● **Task details**:
Copy out all lines of the records in which the word "this" appears.
-.-.-
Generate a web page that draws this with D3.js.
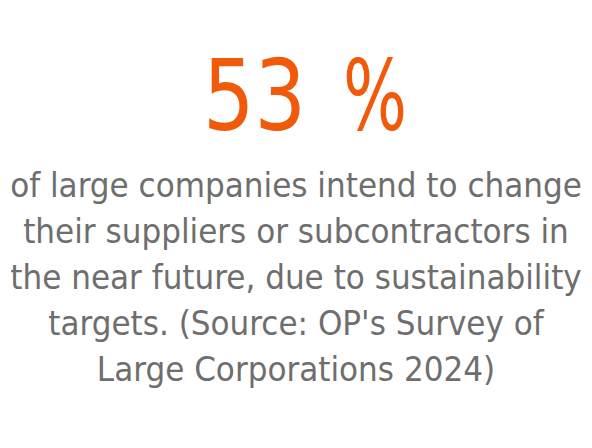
<!DOCTYPE html>
<html><head><meta charset="utf-8">
<script src="https://cdn.jsdelivr.net/npm/d3@7"></script>
<style>html,body{margin:0;padding:0;background:#fff;overflow:hidden}</style>
</head><body>
<script>
const headline = ["53", "%"];
const bodyLines = [
  "of large companies intend to change",
  "their suppliers or subcontractors in",
  "the near future, due to sustainability",
  "targets. (Source: OP's Survey of",
  "Large Corporations 2024)"
];
const W = 592, H = 448;
const svg = d3.select("body").append("svg").attr("width", W).attr("height", H);
const font = "'DejaVu Sans Condensed', 'DejaVu Sans', sans-serif";
const cx = 296;

svg.selectAll("text.big").data(headline).join("text")
  .attr("class","big")
  .attr("x", (d,i) => i === 0 ? 203 : 343)
  .attr("y", 130)
  .attr("textLength", (d,i) => i === 0 ? 103 : 64)
  .attr("lengthAdjust", "spacingAndGlyphs")
  .attr("font-family", font)
  .attr("font-size", 98)
  .attr("fill", "#f05a0a")
  .text(d => d);

const y = d3.scaleLinear().domain([0, bodyLines.length - 1]).range([197, 381]);
const lines = svg.selectAll("text.body").data(bodyLines).join("text")
  .attr("class","body")
  .attr("x", cx).attr("y", (d,i) => y(i))
  .attr("text-anchor","middle")
  .attr("font-family", font)
  .attr("font-size", 32)
  .attr("fill", "#6e6e6e")
  .text(d => d);
const w0 = lines.nodes()[0].getComputedTextLength();
lines.attr("font-size", 32 * 572 / w0);
</script>
</body></html>
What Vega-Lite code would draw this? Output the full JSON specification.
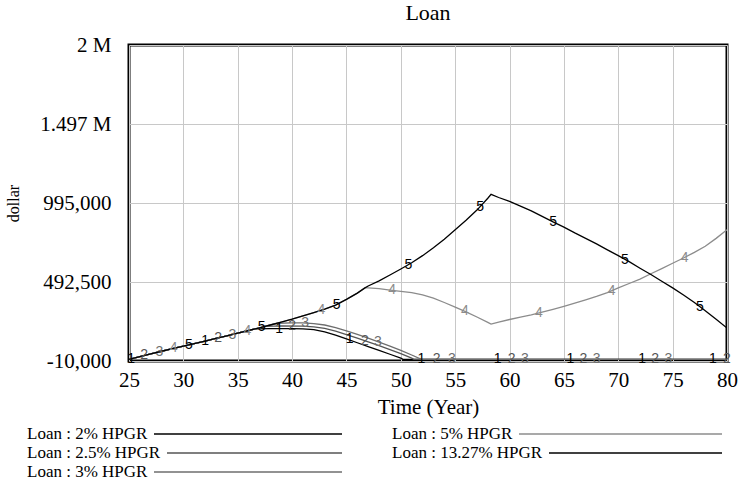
{
  "$schema": "https://vega.github.io/schema/vega-lite/v6.json",
  "autosize": {"type": "none"},
  "padding": {"left": 129, "top": 45, "right": 11, "bottom": 124},
  "width": 598,
  "height": 316,
  "background": "white",
  "title": {"text": "Loan", "font": "Liberation Serif", "fontSize": 22, "fontWeight": "normal", "color": "#000", "offset": 9, "anchor": "middle"},
  "config": {
    "view": {"stroke": "#000", "strokeWidth": 3},
    "axis": {"domain": false, "ticks": false, "grid": true, "gridColor": "#c8c8c8", "gridWidth": 1, "labelFont": "Liberation Serif", "labelFontSize": 21, "labelColor": "#000", "titleFont": "Liberation Serif", "titleFontWeight": "normal", "titleColor": "#000"}
  },
  "datasets": {
    "lines": [
      {"run": "1", "year": 25, "value": 0}, {"run": "1", "year": 26, "value": 18000}, {"run": "1", "year": 27, "value": 36000}, {"run": "1", "year": 28, "value": 52000}, {"run": "1", "year": 29, "value": 68000}, {"run": "1", "year": 30, "value": 84000}, {"run": "1", "year": 31, "value": 100000}, {"run": "1", "year": 32, "value": 117000}, {"run": "1", "year": 33, "value": 134000}, {"run": "1", "year": 34, "value": 150000}, {"run": "1", "year": 35, "value": 167000}, {"run": "1", "year": 36, "value": 184000}, {"run": "1", "year": 36.6, "value": 194000}, {"run": "1", "year": 38, "value": 196000}, {"run": "1", "year": 40, "value": 196000}, {"run": "1", "year": 41, "value": 194000}, {"run": "1", "year": 42, "value": 189000}, {"run": "1", "year": 43, "value": 175000}, {"run": "1", "year": 44, "value": 155000}, {"run": "1", "year": 45, "value": 131000}, {"run": "1", "year": 46, "value": 106000}, {"run": "1", "year": 47, "value": 81000}, {"run": "1", "year": 48, "value": 57000}, {"run": "1", "year": 49, "value": 33000}, {"run": "1", "year": 50, "value": 8000}, {"run": "1", "year": 50.2, "value": 0}, {"run": "1", "year": 80, "value": 0},
      {"run": "2", "year": 25, "value": 0}, {"run": "2", "year": 26, "value": 18000}, {"run": "2", "year": 27, "value": 36000}, {"run": "2", "year": 28, "value": 52000}, {"run": "2", "year": 29, "value": 68000}, {"run": "2", "year": 30, "value": 84000}, {"run": "2", "year": 31, "value": 100000}, {"run": "2", "year": 32, "value": 117000}, {"run": "2", "year": 33, "value": 134000}, {"run": "2", "year": 34, "value": 150000}, {"run": "2", "year": 35, "value": 167000}, {"run": "2", "year": 36, "value": 184000}, {"run": "2", "year": 37, "value": 201000}, {"run": "2", "year": 37.6, "value": 210000}, {"run": "2", "year": 39, "value": 213000}, {"run": "2", "year": 41, "value": 212000}, {"run": "2", "year": 42, "value": 207000}, {"run": "2", "year": 43, "value": 197000}, {"run": "2", "year": 44, "value": 180000}, {"run": "2", "year": 45, "value": 158000}, {"run": "2", "year": 46, "value": 135000}, {"run": "2", "year": 47, "value": 112000}, {"run": "2", "year": 48, "value": 88000}, {"run": "2", "year": 49, "value": 63000}, {"run": "2", "year": 50, "value": 37000}, {"run": "2", "year": 51, "value": 8000}, {"run": "2", "year": 51.2, "value": 0}, {"run": "2", "year": 80, "value": 0},
      {"run": "3", "year": 25, "value": 0}, {"run": "3", "year": 26, "value": 18000}, {"run": "3", "year": 27, "value": 36000}, {"run": "3", "year": 28, "value": 52000}, {"run": "3", "year": 29, "value": 68000}, {"run": "3", "year": 30, "value": 84000}, {"run": "3", "year": 31, "value": 100000}, {"run": "3", "year": 32, "value": 117000}, {"run": "3", "year": 33, "value": 134000}, {"run": "3", "year": 34, "value": 150000}, {"run": "3", "year": 35, "value": 167000}, {"run": "3", "year": 36, "value": 184000}, {"run": "3", "year": 37, "value": 201000}, {"run": "3", "year": 38, "value": 219000}, {"run": "3", "year": 38.7, "value": 230000}, {"run": "3", "year": 40, "value": 233000}, {"run": "3", "year": 41, "value": 233000}, {"run": "3", "year": 42, "value": 228000}, {"run": "3", "year": 43, "value": 219000}, {"run": "3", "year": 44, "value": 203000}, {"run": "3", "year": 45, "value": 182000}, {"run": "3", "year": 46, "value": 160000}, {"run": "3", "year": 47, "value": 135000}, {"run": "3", "year": 48, "value": 110000}, {"run": "3", "year": 49, "value": 85000}, {"run": "3", "year": 50, "value": 58000}, {"run": "3", "year": 51, "value": 28000}, {"run": "3", "year": 51.9, "value": 0}, {"run": "3", "year": 80, "value": 0},
      {"run": "4", "year": 25, "value": 0}, {"run": "4", "year": 26, "value": 18000}, {"run": "4", "year": 27, "value": 36000}, {"run": "4", "year": 28, "value": 52000}, {"run": "4", "year": 29, "value": 68000}, {"run": "4", "year": 30, "value": 84000}, {"run": "4", "year": 31, "value": 100000}, {"run": "4", "year": 32, "value": 117000}, {"run": "4", "year": 33, "value": 134000}, {"run": "4", "year": 34, "value": 150000}, {"run": "4", "year": 35, "value": 167000}, {"run": "4", "year": 36, "value": 184000}, {"run": "4", "year": 37, "value": 201000}, {"run": "4", "year": 38, "value": 219000}, {"run": "4", "year": 39, "value": 237000}, {"run": "4", "year": 40, "value": 256000}, {"run": "4", "year": 41, "value": 277000}, {"run": "4", "year": 42, "value": 298000}, {"run": "4", "year": 43, "value": 320000}, {"run": "4", "year": 44, "value": 345000}, {"run": "4", "year": 45, "value": 382000}, {"run": "4", "year": 46, "value": 422000}, {"run": "4", "year": 46.7, "value": 455000}, {"run": "4", "year": 47, "value": 455000}, {"run": "4", "year": 48, "value": 450000}, {"run": "4", "year": 49, "value": 441000}, {"run": "4", "year": 50, "value": 433000}, {"run": "4", "year": 51, "value": 425000}, {"run": "4", "year": 52, "value": 411000}, {"run": "4", "year": 53, "value": 390000}, {"run": "4", "year": 54, "value": 362000}, {"run": "4", "year": 55, "value": 333000}, {"run": "4", "year": 56, "value": 303000}, {"run": "4", "year": 57, "value": 270000}, {"run": "4", "year": 58, "value": 236000}, {"run": "4", "year": 58.3, "value": 225000}, {"run": "4", "year": 59, "value": 238000}, {"run": "4", "year": 60, "value": 254000}, {"run": "4", "year": 61, "value": 269000}, {"run": "4", "year": 62, "value": 284000}, {"run": "4", "year": 63, "value": 301000}, {"run": "4", "year": 64, "value": 319000}, {"run": "4", "year": 65, "value": 338000}, {"run": "4", "year": 66, "value": 358000}, {"run": "4", "year": 67, "value": 379000}, {"run": "4", "year": 68, "value": 401000}, {"run": "4", "year": 69, "value": 425000}, {"run": "4", "year": 70, "value": 455000}, {"run": "4", "year": 71, "value": 483000}, {"run": "4", "year": 72, "value": 511000}, {"run": "4", "year": 73, "value": 545000}, {"run": "4", "year": 74, "value": 578000}, {"run": "4", "year": 75, "value": 612000}, {"run": "4", "year": 76, "value": 645000}, {"run": "4", "year": 77, "value": 681000}, {"run": "4", "year": 78, "value": 720000}, {"run": "4", "year": 79, "value": 770000}, {"run": "4", "year": 80, "value": 825000},
      {"run": "5", "year": 25, "value": 0}, {"run": "5", "year": 26, "value": 18000}, {"run": "5", "year": 27, "value": 36000}, {"run": "5", "year": 28, "value": 52000}, {"run": "5", "year": 29, "value": 68000}, {"run": "5", "year": 30, "value": 84000}, {"run": "5", "year": 31, "value": 100000}, {"run": "5", "year": 32, "value": 117000}, {"run": "5", "year": 33, "value": 134000}, {"run": "5", "year": 34, "value": 150000}, {"run": "5", "year": 35, "value": 167000}, {"run": "5", "year": 36, "value": 184000}, {"run": "5", "year": 37, "value": 201000}, {"run": "5", "year": 38, "value": 219000}, {"run": "5", "year": 39, "value": 237000}, {"run": "5", "year": 40, "value": 256000}, {"run": "5", "year": 41, "value": 277000}, {"run": "5", "year": 42, "value": 298000}, {"run": "5", "year": 43, "value": 320000}, {"run": "5", "year": 44, "value": 345000}, {"run": "5", "year": 45, "value": 382000}, {"run": "5", "year": 46, "value": 422000}, {"run": "5", "year": 46.7, "value": 455000}, {"run": "5", "year": 47, "value": 467000}, {"run": "5", "year": 48, "value": 500000}, {"run": "5", "year": 49, "value": 537000}, {"run": "5", "year": 50, "value": 575000}, {"run": "5", "year": 51, "value": 615000}, {"run": "5", "year": 52, "value": 660000}, {"run": "5", "year": 53, "value": 710000}, {"run": "5", "year": 54, "value": 765000}, {"run": "5", "year": 55, "value": 825000}, {"run": "5", "year": 56, "value": 885000}, {"run": "5", "year": 57, "value": 950000}, {"run": "5", "year": 58, "value": 1025000}, {"run": "5", "year": 58.3, "value": 1050000}, {"run": "5", "year": 59, "value": 1030000}, {"run": "5", "year": 60, "value": 1005000}, {"run": "5", "year": 61, "value": 975000}, {"run": "5", "year": 62, "value": 945000}, {"run": "5", "year": 63, "value": 910000}, {"run": "5", "year": 64, "value": 875000}, {"run": "5", "year": 65, "value": 842000}, {"run": "5", "year": 66, "value": 805000}, {"run": "5", "year": 67, "value": 770000}, {"run": "5", "year": 68, "value": 735000}, {"run": "5", "year": 69, "value": 697000}, {"run": "5", "year": 70, "value": 660000}, {"run": "5", "year": 71, "value": 622000}, {"run": "5", "year": 72, "value": 580000}, {"run": "5", "year": 73, "value": 540000}, {"run": "5", "year": 74, "value": 497000}, {"run": "5", "year": 75, "value": 455000}, {"run": "5", "year": 76, "value": 410000}, {"run": "5", "year": 77, "value": 362000}, {"run": "5", "year": 78, "value": 310000}, {"run": "5", "year": 79, "value": 255000}, {"run": "5", "year": 80, "value": 200000}
    ],
    "labels": [
      {"run": "1", "year": 25.2, "value": 3000}, {"run": "1", "year": 32.0, "value": 117000}, {"run": "1", "year": 38.8, "value": 196000}, {"run": "1", "year": 45.3, "value": 128000}, {"run": "1", "year": 51.9, "value": 0}, {"run": "1", "year": 58.9, "value": 0}, {"run": "1", "year": 65.6, "value": 0}, {"run": "1", "year": 72.2, "value": 0}, {"run": "1", "year": 78.7, "value": 0},
      {"run": "2", "year": 26.4, "value": 25000}, {"run": "2", "year": 33.2, "value": 137000}, {"run": "2", "year": 40.0, "value": 213000}, {"run": "2", "year": 46.7, "value": 119000}, {"run": "2", "year": 53.3, "value": 0}, {"run": "2", "year": 60.2, "value": 0}, {"run": "2", "year": 66.8, "value": 0}, {"run": "2", "year": 73.4, "value": 0}, {"run": "2", "year": 80.0, "value": 0},
      {"run": "3", "year": 27.8, "value": 50000}, {"run": "3", "year": 34.5, "value": 158000}, {"run": "3", "year": 41.2, "value": 233000}, {"run": "3", "year": 47.9, "value": 112000}, {"run": "3", "year": 54.7, "value": 0}, {"run": "3", "year": 61.4, "value": 0}, {"run": "3", "year": 68.0, "value": 0}, {"run": "3", "year": 74.6, "value": 0},
      {"run": "4", "year": 29.1, "value": 70000}, {"run": "4", "year": 35.9, "value": 182000}, {"run": "4", "year": 42.7, "value": 313000}, {"run": "4", "year": 49.2, "value": 440000}, {"run": "4", "year": 55.9, "value": 306000}, {"run": "4", "year": 62.7, "value": 297000}, {"run": "4", "year": 69.4, "value": 435000}, {"run": "4", "year": 76.1, "value": 648000},
      {"run": "5", "year": 30.5, "value": 92000}, {"run": "5", "year": 37.2, "value": 204000}, {"run": "5", "year": 44.1, "value": 347000}, {"run": "5", "year": 50.7, "value": 600000}, {"run": "5", "year": 57.3, "value": 972000}, {"run": "5", "year": 64.0, "value": 875000}, {"run": "5", "year": 70.6, "value": 635000}, {"run": "5", "year": 77.5, "value": 335000}
    ]
  },
  "encoding": {
    "x": {"field": "year", "type": "quantitative", "scale": {"domain": [25, 80], "nice": false, "zero": false},
      "axis": {"values": [25, 30, 35, 40, 45, 50, 55, 60, 65, 70, 75, 80], "title": "Time (Year)", "titleFontSize": 21, "labelPadding": 8, "titlePadding": 6, "labelFlush": false}},
    "y": {"field": "value", "type": "quantitative", "scale": {"domain": [-10000, 2000000], "nice": false, "zero": false},
      "axis": {"values": [-10000, 492500, 995000, 1497500, 2000000], "title": "dollar", "titleFontSize": 16, "labelPadding": 18, "titlePadding": 18,
        "labelExpr": "datum.value == 2000000 ? '2 M' : datum.value == 1497500 ? '1.497 M' : datum.value == 995000 ? '995,000' : datum.value == 492500 ? '492,500' : '-10,000'"}},
    "color": {"field": "run", "type": "nominal",
      "scale": {"domain": ["1", "2", "3", "4", "5"], "range": ["#000000", "#555555", "#6e6e6e", "#8c8c8c", "#000000"]},
      "legend": {
        "orient": "none", "legendX": -104, "legendY": 378, "direction": "vertical", "columns": 2, "title": null, "padding": 0,
        "symbolType": "stroke", "symbolSize": 400, "symbolStrokeWidth": 1.5,
        "labelFont": "Liberation Serif", "labelFontSize": 17, "labelColor": "#000", "labelAlign": "left", "labelOffset": -20, "labelLimit": 200,
        "columnPadding": 45, "rowPadding": 0,
        "labelExpr": "datum.label == '1' ? 'Loan : 2% HPGR' : datum.label == '2' ? 'Loan : 2.5% HPGR' : datum.label == '3' ? 'Loan : 3% HPGR' : datum.label == '4' ? 'Loan : 5% HPGR' : 'Loan : 13.27% HPGR'",
        "encode": {"symbols": {"update": {"shape": {"signal": "datum.value == '2' ? 'M13.1,0H30.6' : datum.value == '4' ? 'M11.8,0H32.1' : datum.value == '5' ? 'M14.8,0H32.1' : 'M11.8,0H30.6'"}, "fill": {"value": "transparent"}}}}
      }
    }
  },
  "layer": [
    {"data": {"name": "lines"}, "mark": {"type": "line", "strokeWidth": 1.3, "clip": true}, "encoding": {"detail": {"field": "run"}}},
    {"data": {"name": "labels"}, "mark": {"type": "text", "font": "Liberation Sans", "fontSize": 14, "align": "center", "baseline": "middle", "clip": false},
      "encoding": {"text": {"field": "run"}, "color": {"field": "run", "type": "nominal", "legend": null}}}
  ]
}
-.-.-
● **Exercise result**:
Generate a web page that draws this with D3.js.
What Vega-Lite code would draw this? Output the full JSON specification.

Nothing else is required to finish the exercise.